How To Never Make A Major Marketing Mistake Again - Part 2

Here's more on testing your marketing:

Test On A Small Scale, Because Guesswork Can Cost You A Lot Of Money.

For Example: After 25 years in the retail jewelry business, an entrepreneurial man retired and sold diamonds at true wholesale prices directly to the public from his home. Because his prices were so low, he managed to sell several diamonds a month based solely on word-of-mouth advertising. But as for his advertising and marketing skill, well, he didn't have a clue. One day he hatched a brilliant idea. He decided to start a company to sell lower-end jewelry and collectibles on a nationwide basis using newspaper advertisements as his marketing medium in the Parade Magazine. He would place advertisements in newspapers that looked exactly like the Franklin Mint's. The only thing different would be his company's name and address at the bottom of the ad. He sharpened his pencil and figured that if his ads could pull a measly 6 responses out of every 10,000 placed, net profits would triple the ad cost. If he could only muster 3 responses per 10,000 then he would at least break even. Hey, if Franklin could do it, why couldn't he?

On the strength of projections and his reputation in the community, he raised over $200,000 from local investors to launch the first product, a gemstone ring. The initial ad cost over $60,000 for complete coverage in the Los Angeles Times' Parade Magazine. Since the paper was delivered to several million homes, he figured to be extremely rich very soon.
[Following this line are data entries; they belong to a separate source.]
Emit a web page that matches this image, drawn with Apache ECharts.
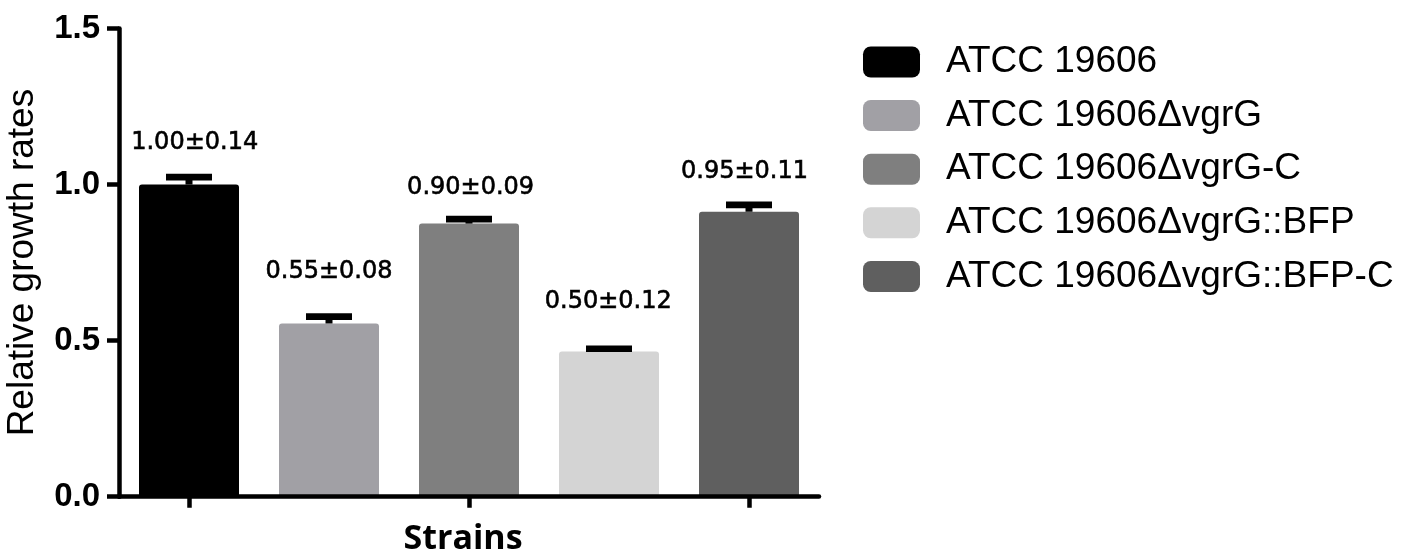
<!DOCTYPE html>
<html>
<head>
<meta charset="utf-8">
<script src="https://cdn.jsdelivr.net/npm/echarts@6/dist/echarts.min.js"></script>
<style>
html,body{margin:0;padding:0;background:#fff;}
#chart{width:1426px;height:555px;}
</style>
</head>
<body>
<div id="chart"></div>
<script>
// ---- data ----
const categories = ['ATCC 19606', 'ATCC 19606\u0394vgrG', 'ATCC 19606\u0394vgrG-C', 'ATCC 19606\u0394vgrG::BFP', 'ATCC 19606\u0394vgrG::BFP-C'];
const means = [1.00, 0.555, 0.875, 0.465, 0.913];
const errors = [0.024, 0.022, 0.014, 0.009, 0.022];
const valueLabels = ['1.00\u00b10.14', '0.55\u00b10.08', '0.90\u00b10.09', '0.50\u00b10.12', '0.95\u00b10.11'];
const yTicks = [0, 0.5, 1.0, 1.5];
const xTitle = 'Strains';
const yTitle = 'Relative growth rates';

// ---- styles ----
const colors = ['#000000', '#a1a0a5', '#7f7f7f', '#d4d4d4', '#5f5f5f'];
const labelRise = [41.5, 51.5, 36, 50, 40];
const labelShift = [5.7, 0, 1.6, -0.7, -4.5];

const chart = echarts.init(document.getElementById('chart'));

const barSeries = categories.map((name, i) => ({
  name: name,
  type: 'bar',
  data: categories.map((c, j) => (j === i ? means[i] : '-')),
  barWidth: 100,
  barGap: '-100%',
  itemStyle: { color: colors[i], borderRadius: [3, 3, 0, 0] },
  z: 2
}));

const errSeries = {
  type: 'custom',
  name: 'err',
  data: means.map((m, i) => [i, m, errors[i]]),
  encode: { x: 0, y: 1 },
  z: 3,
  silent: true,
  renderItem: function (params, api) {
    const i = api.value(0);
    const m = api.value(1);
    const e = api.value(2);
    const top = api.coord([i, m]);
    const cap = api.coord([i, m + e]);
    const x = top[0];
    return {
      type: 'group',
      children: [
        { type: 'line', shape: { x1: x, y1: top[1], x2: x, y2: cap[1] }, style: { stroke: '#000', lineWidth: 7 } },
        { type: 'line', shape: { x1: x - 23, y1: cap[1], x2: x + 23, y2: cap[1] }, style: { stroke: '#000', lineWidth: 6.7 } },
        { type: 'text', x: x + labelShift[i], y: top[1] - labelRise[i],
          style: { text: valueLabels[i], fill: '#000', font: '24px "DejaVu Sans"', textAlign: 'center', textVerticalAlign: 'middle', stroke: '#000', lineWidth: 0.6 } }
      ]
    };
  }
};

chart.setOption({
  animation: false,
  backgroundColor: '#ffffff',
  grid: { left: 119, top: 28.5, width: 700, height: 468.2, containLabel: false, outerBoundsMode: 'none' },
  legend: {
    data: categories,
    orient: 'vertical',
    left: 863,
    top: 43.5,
    padding: 0,
    itemWidth: 57,
    itemHeight: 31,
    itemGap: 16.6,
    icon: 'roundRect',
    selectedMode: false,
    textStyle: { fontFamily: '"Liberation Sans", Arial, sans-serif', fontSize: 37, lineHeight: 37, color: '#000', padding: [0, 0, 0, 21] }
  },
  xAxis: {
    type: 'category',
    data: categories,
    z: 5,
    name: xTitle,
    nameLocation: 'middle',
    nameGap: 26,
    nameTextStyle: { fontFamily: '"Open Sans", sans-serif', fontWeight: 'bold', fontSize: 34, color: '#000', padding: [0, 12, 0, 0] },
    axisLine: { lineStyle: { color: '#000', width: 4.5 } },
    axisTick: { show: true, alignWithLabel: true, length: 11, lineStyle: { color: '#000', width: 4.5 } },
    axisLabel: { show: false },
    splitLine: { show: false }
  },
  yAxis: {
    type: 'value',
    min: yTicks[0],
    max: yTicks[yTicks.length - 1],
    interval: yTicks[1] - yTicks[0],
    z: 5,
    name: yTitle,
    nameLocation: 'middle',
    nameRotate: 90,
    nameGap: 78,
    nameTextStyle: { fontFamily: '"Liberation Sans", Arial, sans-serif', fontSize: 37, color: '#000' },
    axisLine: { show: true, lineStyle: { color: '#000', width: 4.5 } },
    axisTick: { show: true, length: 12, lineStyle: { color: '#000', width: 4.5 } },
    axisLabel: { formatter: v => v.toFixed(1), fontFamily: '"Liberation Sans", Arial, sans-serif', fontWeight: 'bold', fontSize: 33, color: '#000', margin: 19 },
    splitLine: { show: false }
  },
  series: barSeries.concat([errSeries])
});
</script>
</body>
</html>
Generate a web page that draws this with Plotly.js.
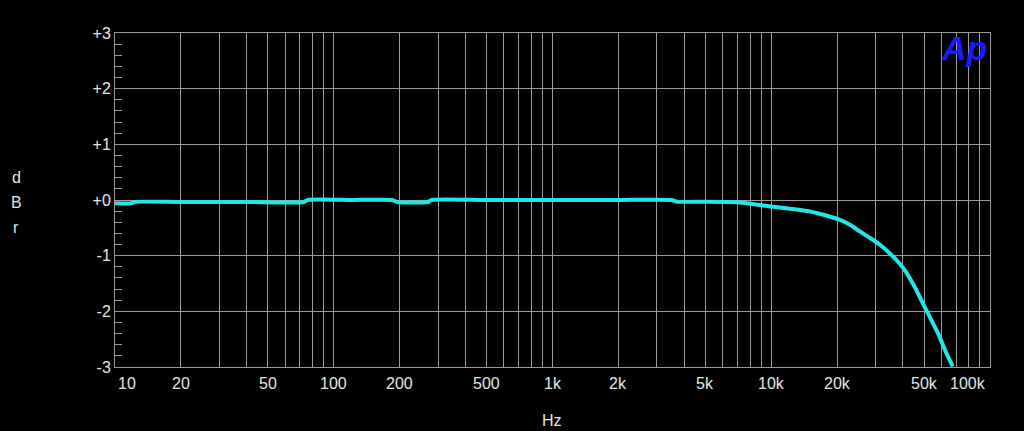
<!DOCTYPE html>
<html>
<head>
<meta charset="utf-8">
<script src="https://cdn.plot.ly/plotly-3.0.1.min.js"></script>
<style>html,body{margin:0;padding:0;background:#000;}#chart{width:1024px;height:431px;}</style>
</head>
<body>
<div id="chart"></div>
<script>
// Frequency response data (Hz, dBr)
const freqHz = [10, 11.8, 12.2, 20, 40, 73, 76, 120, 185, 195, 270, 280, 500, 1000, 2000, 3500, 3700, 5000, 7000, 8500, 10000, 12500, 15000, 17500, 20500, 23000, 25300, 28000, 31300, 37200, 40600, 45100, 50100, 53800, 58700, 63000, 67600];
const levelDb = [-0.06, -0.06, -0.035, -0.035, -0.035, -0.035, 0.0, 0.0, 0.0, -0.035, -0.035, 0.0, 0.0, 0.0, 0.0, 0.0, -0.03, -0.03, -0.04, -0.08, -0.115, -0.16, -0.205, -0.27, -0.354, -0.45, -0.56, -0.67, -0.80, -1.07, -1.25, -1.55, -1.91, -2.15, -2.45, -2.74, -2.99];

const xTickVals = [10, 20, 50, 100, 200, 500, 1000, 2000, 5000, 10000, 20000, 50000, 100000];
const xTickText = ["10", "20", "50", "100", "200", "500", "1k", "2k", "5k", "10k", "20k", "50k", "100k"];
const yTickVals = [-3, -2, -1, 0, 1, 2, 3];
const yTickText = ["-3", "-2", "-1", "+0", "+1", "+2", "+3"];
const yTitleLetters = ["d", "B", "r"];
const xTitle = "Hz";
const logoText = "Ap";

const decades = [10, 100, 1000, 10000];
const gridVals = [];
decades.forEach(d => { for (let m = 1; m <= 9; m++) gridVals.push(d * m); });
gridVals.push(100000);

const FONT = "Liberation Sans, Arial, sans-serif";
const TXT = "#e6e6e6";
const GRID = "#9c9c9c";

const annotations = xTickVals.map((v, i) => {
  let anchor = "center", xs = 0;
  if (i === 0) { anchor = "left"; xs = 1; }
  if (i === xTickVals.length - 1) { anchor = "right"; xs = -2; }
  return {
    x: Math.log10(v), xref: "x", y: 0, yref: "paper",
    yanchor: "middle", yshift: -16, xshift: xs,
    xanchor: anchor, text: xTickText[i], showarrow: false,
    font: {family: FONT, size: 16, color: TXT}
  };
});
yTitleLetters.forEach((ch, i) => {
  annotations.push({
    x: 0, xref: "paper", xanchor: "center", xshift: -99,
    y: 1, yref: "paper", yanchor: "middle", yshift: -(177 + 25 * i - 33),
    text: ch, showarrow: false,
    font: {family: FONT, size: 16, color: TXT}
  });
});
annotations.push({
  x: 0, xref: "paper", xanchor: "center", xshift: 552 - 115,
  y: 0, yref: "paper", yanchor: "middle", yshift: -(420 - 367),
  text: xTitle, showarrow: false, font: {family: FONT, size: 16, color: TXT}
});
annotations.push({
  x: 1, xref: "paper", xanchor: "right", xshift: -1, y: 1, yref: "paper", yanchor: "top", yshift: 6,
  text: logoText, showarrow: false,
  font: {family: FONT, size: 34, color: "#1a1aff", weight: "bold", style: "italic"}
});

const trace = {
  x: freqHz, y: levelDb, type: "scatter", mode: "lines",
  line: {color: "#22e6e8", width: 4, shape: "spline", smoothing: 0.6},
  hoverinfo: "skip"
};

const layout = {
  width: 1024, height: 431,
  margin: {l: 115, r: 34, t: 33, b: 64, pad: 0},
  paper_bgcolor: "#000", plot_bgcolor: "#000",
  showlegend: false,
  xaxis: {
    type: "log", range: [1, 5],
    tickvals: gridVals, showticklabels: false, ticks: "",
    showgrid: true, gridcolor: GRID, gridwidth: 1,
    showline: true, linecolor: GRID, linewidth: 1, mirror: true,
    zeroline: false, fixedrange: true
  },
  yaxis: {
    range: [-3, 3],
    tickvals: yTickVals, ticktext: yTickText,
    ticks: "inside", ticklen: 7, tickcolor: GRID, tickwidth: 1,
    minor: {dtick: 0.2, ticks: "inside", ticklen: 7, tickcolor: GRID, tickwidth: 1, showgrid: false},
    showgrid: true, gridcolor: GRID, gridwidth: 1,
    showline: true, linecolor: GRID, linewidth: 1, mirror: true,
    zeroline: false, fixedrange: true,
    tickfont: {family: FONT, size: 16, color: TXT}
  },
  annotations: annotations
};

Plotly.newPlot("chart", [trace], layout, {displayModeBar: false, staticPlot: true});
</script>
</body>
</html>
To make a sad story short, the product bombed. He tried a different product the second time, and still another the next time. Finally, after all of his capital was depleted, he was forced to quit - his investors not happy. How could this have happened? All he needed was a measly 6 responses out of 10,000. Instead of blowing the whole budget on a couple of unproven ideas, he should have taken the time to run some tests in similar magazines with smaller circulations. These relatively inexpensive tests would have told him which ad concepts worked, which prices pulled the most orders, what kinds of terms his customers found most convenient, or anything else he needed to know before rolling out a huge, expensive campaign. Moral to this story: It's better to find out what works and what doesn't work when there's $60,000 at stake. Testing will ensure you never make a major marketing mistake again - ever.

Again, when you test one marketing variable against another, you will find that one always out pulls all others by a significant margin. A price of $19 may out pull $21 by three times. A certain headline in a newspaper ad might out pull another one by as many as 5 or 10 times! That's 5 or 10 times the result with no increased expense. Advertising and marketing offers your business the greatest source of leverage. But you have to continually test to take advantage of that leverage. As you test different approaches, carefully analyze and tabulate the results. When you find something that out pulls everything else, that becomes your "control". Once you know what works best, you can test other variables in your advertising mix.

Once you find a headline that works well in a magazine ad, you can then start to test it in different magazines, or different placements in the magazine, or in different sizes. Just be sure not to test more than one variable at a time, though, or you won't know what effect changing each one of the variables has. If you go changing the headline, the publication, and the format of the body copy, you won't have any idea which component accounted for the difference in results.